Las obras de Roald Dahl han sido una rica fuente de inspiración para el séptimo arte. El universo del escritor galés, a medio camino entre la candidez infantil y los desengaños adultos, ha atraído y permitido expresar sus inquietudes a directores como Tim Burton (Charlie y la fábrica de chocolate), Danny DeVito (Matilda), Wes Anderson (Fantástico Sr. Fox), Henry Selick (James y el melocotón gigante), Quentin Tarantino (Four Rooms) e incluso Alfred Hitchcock (Alfred Hitchcock presenta). Esa lista se amplía ahora con la incorporación de Steven Spielberg y su adaptación de Mi amigo el gigante.
Presentada fuera de concurso en el último festival de Cannes, la cinta narra la historia de Sophie, una niña huérfana de Londres a la que una noche rapta un gigante bondadoso y solitario, dedicado a cazar sueños, que sufre las vejaciones de sus compañeros más grandes y fuertes. Pero la joven protagonista, tras desarrollar una relación de amistad con el enorme ser, no tolerará el acoso de los gigantes y se pondrá manos a la obra para acabar con esa situación.
Aunque la historia presenta ingredientes característicos del cine de Spielberg, incluidos la amistad, la fantasía, la soledad y la incomprensión, el realizador no consigue transmitir la magia y emoción que cabría esperar del relato. De hecho, el guion de la fallecida Melissa Mathison carece de un conflicto sólido y suficientemente elaborado que mantenga el interés y genere la implicación de un espectador asaltado por la indiferencia demasiado pronto.
Mi amigo el gigante propone una dinámica similar a la de E.T., el extraterrestre, de cuya escritura también se encargó Mathison, pero la relación entre Sophie y el gigante rara vez alcanza un impacto y trascendencia similares a la amistad de Elliot y su improbable mascota. Es cierto que los intercambios entre la niña y su raptor son auténticos y creíbles, con una inocencia y encanto nunca fingidos. Sin embargo, esas escenas de escasa originalidad enseguida parecen repetirse y apenas profundizan en la esencia de los personajes. Como durante los primeros dos tercios de la película no se desarrolla ningún otro acontecimiento de calado, salvo muy puntuales y breves enfrentamientos con los demás gigantes, el filme se derrumba sin prisa, pero sin pausa.
La narración solo recobra el pulso en un tramo final marcado por la intervención providencial y cómica de la monarquía británica, a medio camino entre la caricatura y la nada disimulada admiración hacia la institución. En este tercer acto, el conflicto con los gigantes, en un relativo segundo plano hasta entonces, adquiere un protagonismo algo forzado que evidencia su propia levedad e inconsistencia.
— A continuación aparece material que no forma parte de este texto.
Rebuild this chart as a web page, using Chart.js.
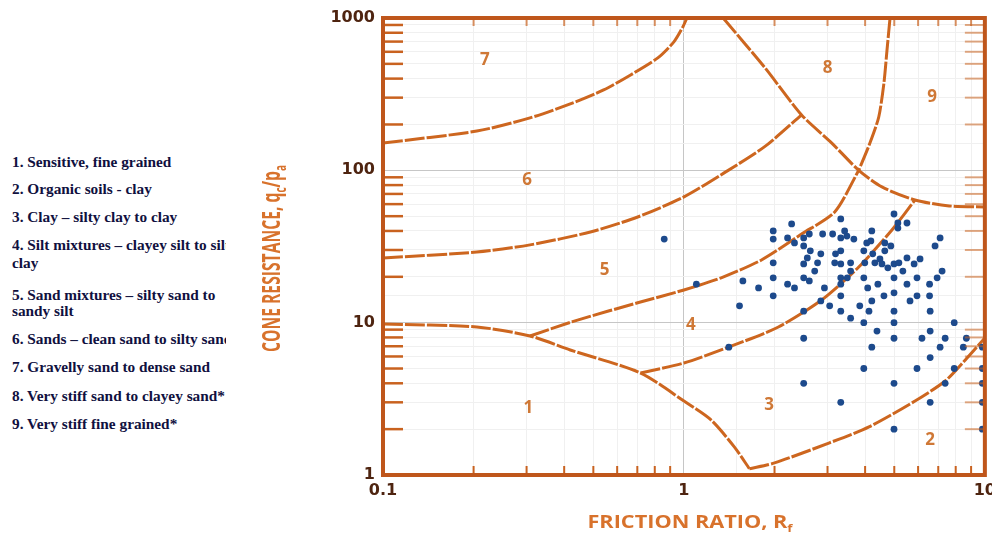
<!DOCTYPE html>
<html>
<head>
<meta charset="utf-8">
<script src="https://cdn.jsdelivr.net/npm/chart.js@4.4.0/dist/chart.umd.min.js"></script>
<style>
  body { margin: 0; background: #fff; width: 992px; height: 533px; overflow: hidden; position: relative; }
  #legend { position: absolute; left: 12px; top: 0; width: 214px; height: 533px; overflow: hidden;
    white-space: nowrap; font: bold 15.3px 'Liberation Serif', serif; color: #101040; }
  #legend div { position: absolute; left: 0; line-height: 17px; }
  #chart { position: absolute; left: 255px; top: 0; }
</style>
</head>
<body>
<div id="legend"></div>
<canvas id="chart" width="747" height="533"></canvas>
<script>
// legend lines (text + vertical position of each line)
const legendLines = [
  '1. Sensitive, fine grained',
  '2. Organic soils - clay',
  '3. Clay \u2013 silty clay to clay',
  '4. Silt mixtures \u2013 clayey silt to silt',
  'clay',
  '5. Sand mixtures \u2013 silty sand to',
  'sandy silt',
  '6. Sands \u2013 clean sand to silty sand',
  '7. Gravelly sand to dense sand',
  '8. Very stiff sand to clayey sand*',
  '9. Very stiff fine grained*'
];
const legendTops = [153, 180, 208, 236, 254, 286, 302, 330, 358, 387, 415];

// CPT data: friction ratio Rf (%) and normalised cone resistance qc/pa
const frictionRatio = [
  0.86, 1.10, 1.41, 1.57, 1.53, 1.77, 1.98, 1.98, 1.98, 1.98,
  1.98, 2.28, 2.21, 2.33, 2.21, 2.33, 2.50, 2.50, 2.61, 2.63,
  2.57, 2.50, 2.72, 2.50, 2.61, 2.50, 2.50, 2.50, 2.89, 2.85,
  2.78, 2.93, 2.85, 3.05, 3.12, 3.19, 3.17, 3.32, 3.42, 3.48,
  3.32, 3.67, 3.32, 3.32, 3.58, 3.58, 3.32, 3.49, 3.32, 3.32,
  3.32, 3.58, 3.84, 3.32, 4.21, 4.18, 4.05, 3.96, 4.24, 3.99,
  4.31, 3.96, 4.08, 4.41, 4.21, 4.12, 3.96, 4.38, 4.21, 3.96,
  4.48, 4.55, 4.76, 4.65, 4.87, 4.65, 4.62, 4.99, 5.14, 5.51,
  5.14, 4.99, 5.18, 4.99, 4.99, 4.99, 4.99, 4.99, 4.99, 4.99,
  5.34, 5.51, 5.82, 6.09, 5.51, 5.64, 5.95, 5.95, 5.95, 6.18,
  6.55, 6.55, 6.58, 6.58, 6.58, 6.58, 6.83, 7.10, 6.94, 7.21,
  7.10, 7.38, 7.38, 7.91, 7.91, 8.48, 8.68, 9.81, 9.81, 9.81,
  9.81, 9.81
];
const coneResistance = [
  35.4, 17.9, 6.9, 18.8, 12.9, 16.9, 40.0, 35.4, 24.7, 19.7,
  15.0, 44.5, 36.0, 33.4, 17.9, 16.9, 36.0, 31.9, 38.2, 29.6,
  26.6, 24.3, 21.8, 19.7, 18.8, 11.9, 7.9, 4.0, 38.2, 28.3,
  24.7, 16.9, 13.9, 12.9, 38.2, 28.3, 24.7, 48.0, 40.0, 37.0,
  36.0, 35.4, 29.6, 24.3, 24.7, 21.8, 19.7, 19.7, 17.9, 15.0,
  11.9, 10.7, 12.9, 3.0, 40.0, 34.4, 33.4, 29.6, 28.3, 24.7,
  24.7, 19.7, 16.9, 17.9, 13.9, 11.9, 10.0, 8.8, 6.9, 5.0,
  26.2, 24.3, 22.9, 33.4, 31.9, 29.6, 15.0, 51.7, 45.1, 45.1,
  41.8, 24.3, 24.7, 19.7, 15.7, 11.9, 10.0, 7.9, 4.0, 2.0,
  21.8, 26.6, 24.3, 26.2, 17.9, 13.9, 19.7, 15.0, 5.0, 7.9,
  17.9, 15.0, 11.9, 8.8, 5.9, 3.0, 31.9, 36.0, 19.7, 21.8,
  6.9, 7.9, 4.0, 10.0, 5.0, 6.9, 7.9, 6.9, 5.0, 4.0,
  3.0, 2.0
];

// zone boundaries (Rf, qc/pa)
const b76Rf = [0.1, 0.205, 0.308, 0.419, 0.541, 0.665, 0.819, 0.926, 0.992, 1.023];
const b76Q  = [151, 181, 221, 273, 337, 423, 547, 697, 874, 1000];
const b65Rf = [0.1, 0.205, 0.308, 0.489, 0.702, 1.0, 1.36, 1.85, 2.46];
const b65Q  = [26.6, 29.1, 32.4, 39.4, 49.4, 66.9, 96.2, 142.5, 231];
const b8Rf  = [1.35, 1.85, 2.46, 3.10, 3.81, 4.55, 5.86, 7.61, 10];
const b8Q   = [1000, 477, 231, 151, 100, 77.8, 63.9, 58.4, 57.5];
const b89Rf = [4.84, 4.73, 4.62, 4.44, 4.15, 3.81];
const b89Q  = [1000, 617, 375, 224, 151, 100];
const b54Rf = [0.308, 0.443, 0.702, 1.0, 1.33, 1.81, 2.46, 3.17, 3.81];
const b54Q  = [8.18, 10.4, 13.5, 16.4, 19.7, 25.8, 38.2, 53.3, 100];
const b1Rf  = [0.1, 0.205, 0.308, 0.419, 0.718, 1.0, 1.23, 1.47, 1.65];
const b1Q   = [9.8, 9.37, 8.18, 6.62, 4.67, 3.06, 2.30, 1.53, 1.1];
const b43Rf = [0.718, 1.0, 1.413, 2.06, 2.87, 3.81, 4.91, 5.86];
const b43Q  = [4.67, 5.44, 6.93, 9.37, 14.1, 23.2, 40.6, 63.9];
const b32Rf = [1.65, 2.0, 3.03, 4.12, 5.86, 7.38, 8.61, 10];
const b32Q  = [1.1, 1.20, 1.62, 2.07, 3.06, 4.14, 5.69, 7.93];

// zone numbers
const zoneText = ['1', '2', '3', '4', '5', '6', '7', '8', '9'];
const zoneRf   = [0.304, 6.58, 1.92, 1.055, 0.545, 0.301, 0.218, 3.0, 6.68];
const zoneQ    = [2.75, 1.70, 2.88, 9.66, 22.2, 86.5, 531, 470, 303];

const xTickLabels = [0.1, 1, 10];
const yTickLabels = [1, 10, 100, 1000];

// legend
const legendBox = document.getElementById('legend');
legendLines.forEach((t, i) => {
  const d = document.createElement('div');
  d.textContent = t;
  d.style.top = legendTops[i] + 'px';
  legendBox.appendChild(d);
});

function isMajor(v) {
  const l = Math.log10(v);
  return Math.abs(l - Math.round(l)) < 1e-6;
}
function hasLabel(list, v) {
  return list.some(t => Math.abs(t - v) / t < 1e-6);
}
function toPoints(rf, q) {
  return rf.map((r, i) => ({ x: r, y: q[i] }));
}

const curves = [[b76Rf, b76Q], [b65Rf, b65Q], [b8Rf, b8Q], [b89Rf, b89Q],
  [b54Rf, b54Q], [b1Rf, b1Q], [b43Rf, b43Q], [b32Rf, b32Q]];

const minorMult = [2, 3, 4, 5, 6, 7, 8, 9];
function minorValues(decades) {
  const out = [];
  decades.forEach(d => minorMult.forEach(m => out.push(d * m)));
  return out;
}

function drawRichTitle(ctx, parts, cx, cy, angle, size, width) {
  const mainFont = 'bold ' + size + 'px "Open Sans"';
  const subFont = 'bold ' + Math.round(size * 0.62) + 'px "Open Sans"';
  let total = 0;
  parts.forEach(p => {
    ctx.font = p.sub ? subFont : mainFont;
    p.w = ctx.measureText(p.t).width;
    total += p.w;
  });
  ctx.save();
  ctx.translate(cx, cy);
  ctx.rotate(angle);
  ctx.scale(width / total, 1);
  ctx.fillStyle = '#d8722c';
  ctx.textBaseline = 'alphabetic';
  ctx.textAlign = 'left';
  let xx = -total / 2;
  parts.forEach(p => {
    ctx.font = p.sub ? subFont : mainFont;
    ctx.fillText(p.t, xx, p.sub ? size * 0.58 : size * 0.36);
    xx += p.w;
  });
  ctx.restore();
}

// tick marks, frame, zone numbers and axis titles
const decor = {
  id: 'decor',
  afterDatasetsDraw(chart) {
    const { ctx, chartArea: a, scales: { x, y } } = chart;
    ctx.save();
    // zone numbers
    ctx.font = 'bold 17px "Open Sans"';
    ctx.fillStyle = '#cf7836';
    ctx.textAlign = 'center';
    ctx.textBaseline = 'middle';
    zoneText.forEach((t, i) => {
      ctx.fillText(t, x.getPixelForValue(zoneRf[i]), y.getPixelForValue(zoneQ[i]));
    });

    ctx.lineCap = 'butt';
    // left ticks
    ctx.strokeStyle = '#c9621f';
    ctx.lineWidth = 2.5;
    minorValues([1, 10, 100]).forEach(v => {
      const py = y.getPixelForValue(v);
      ctx.beginPath(); ctx.moveTo(a.left, py); ctx.lineTo(a.left + 20, py); ctx.stroke();
    });
    // right ticks
    ctx.strokeStyle = 'rgba(201,98,31,0.55)';
    ctx.lineWidth = 2;
    minorValues([1, 10, 100]).forEach(v => {
      const py = y.getPixelForValue(v);
      ctx.beginPath(); ctx.moveTo(a.right - 20, py); ctx.lineTo(a.right, py); ctx.stroke();
    });
    // bottom and top ticks
    minorValues([0.1, 1]).forEach(v => {
      const px = x.getPixelForValue(v);
      ctx.strokeStyle = '#c9621f';
      ctx.lineWidth = 2;
      ctx.beginPath(); ctx.moveTo(px, a.bottom); ctx.lineTo(px, a.bottom - 9); ctx.stroke();
      ctx.strokeStyle = 'rgba(201,98,31,0.7)';
      ctx.beginPath(); ctx.moveTo(px, a.top); ctx.lineTo(px, a.top + 8); ctx.stroke();
    });
    // frame
    ctx.strokeStyle = '#bf561b';
    ctx.lineWidth = 4;
    ctx.strokeRect(a.left, a.top, a.right - a.left, a.bottom - a.top);
    ctx.restore();

    // axis titles
    drawRichTitle(ctx, [{ t: 'FRICTION RATIO, R' }, { t: 'f', sub: true }],
      (a.left + a.right) / 2 + 6, chart.height - 11, 0, 18, 205);
    drawRichTitle(ctx, [{ t: 'CONE RESISTANCE, q' }, { t: 'c', sub: true }, { t: '/p' }, { t: 'a', sub: true }],
      16, (a.top + a.bottom) / 2 + 12, -Math.PI / 2, 25, 187);
  }
};

const tickFont = { family: 'DejaVu Sans', weight: 'bold', size: 16 };

new Chart(document.getElementById('chart'), {
  type: 'scatter',
  data: {
    datasets: [{
      data: toPoints(frictionRatio, coneResistance),
      pointRadius: 3.4,
      pointBackgroundColor: '#1d4a8c',
      pointBorderWidth: 0,
      showLine: false
    }].concat(curves.map(c => ({
      data: toPoints(c[0], c[1]),
      showLine: true,
      pointRadius: 0,
      borderColor: '#cd661f',
      borderWidth: 3,
      borderDash: [20, 2],
      tension: 0.25,
      fill: false
    })))
  },
  options: {
    responsive: false,
    animation: false,
    layout: { padding: { top: 18, right: 0, left: 0, bottom: 0 } },
    plugins: { legend: { display: false }, tooltip: { enabled: false } },
    scales: {
      x: {
        type: 'logarithmic',
        min: 0.1,
        max: 10,
        afterFit: s => { s.height = 58; },
        border: { display: false },
        grid: {
          drawTicks: false,
          color: c => isMajor(c.tick.value) ? '#c6c6c6' : '#f0f0f0'
        },
        ticks: {
          autoSkip: false,
          maxRotation: 0,
          padding: 6,
          color: '#4e2410',
          font: tickFont,
          callback: v => hasLabel(xTickLabels, v) ? String(+v.toPrecision(3)) : ''
        }
      },
      y: {
        type: 'logarithmic',
        min: 1,
        max: 1000,
        afterFit: s => { s.width = 128; },
        border: { display: false },
        grid: {
          drawTicks: false,
          color: c => isMajor(c.tick.value) ? '#c6c6c6' : '#f0f0f0'
        },
        ticks: {
          autoSkip: false,
          padding: 8,
          color: '#4e2410',
          font: tickFont,
          callback: v => hasLabel(yTickLabels, v) ? String(+v.toPrecision(4)) : ''
        }
      }
    }
  },
  plugins: [decor]
});
</script>
</body>
</html>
Por momentos, genera la impresión de que a Spielberg solo le interesaba la simple relación de amistad entre los dos protagonistas, pero él y su equipo no han sido capaces de proporcionarle entidad suficiente como para contrarrestar las evidentes faltas de la presunta disputa principal de la película. Desde luego, adaptar una obra literaria no es tarea sencilla, menos aún si posee el estilo particular de Roald Dahl, pero Mi amigo el gigante ni lo traslada con acierto a la pantalla ni plantea una alternativa sólida.
El apartado visual resulta impecable, si bien no introduce novedades significativas en las aplicaciones narrativas del motion capture o en la interacción entre las criaturas virtuales y las de carne y hueso. Mientras tanto, la banda sonora de John Williams se ajusta a las necesidades de la trama, pero el acomodado compositor tampoco explora nuevos terrenos. De hecho, solo la extraordinaria labor de los dos protagonistas, Mark Rylance y Ruby Barnhill, brilla con luz propia en esta versión desganada y sin ideas.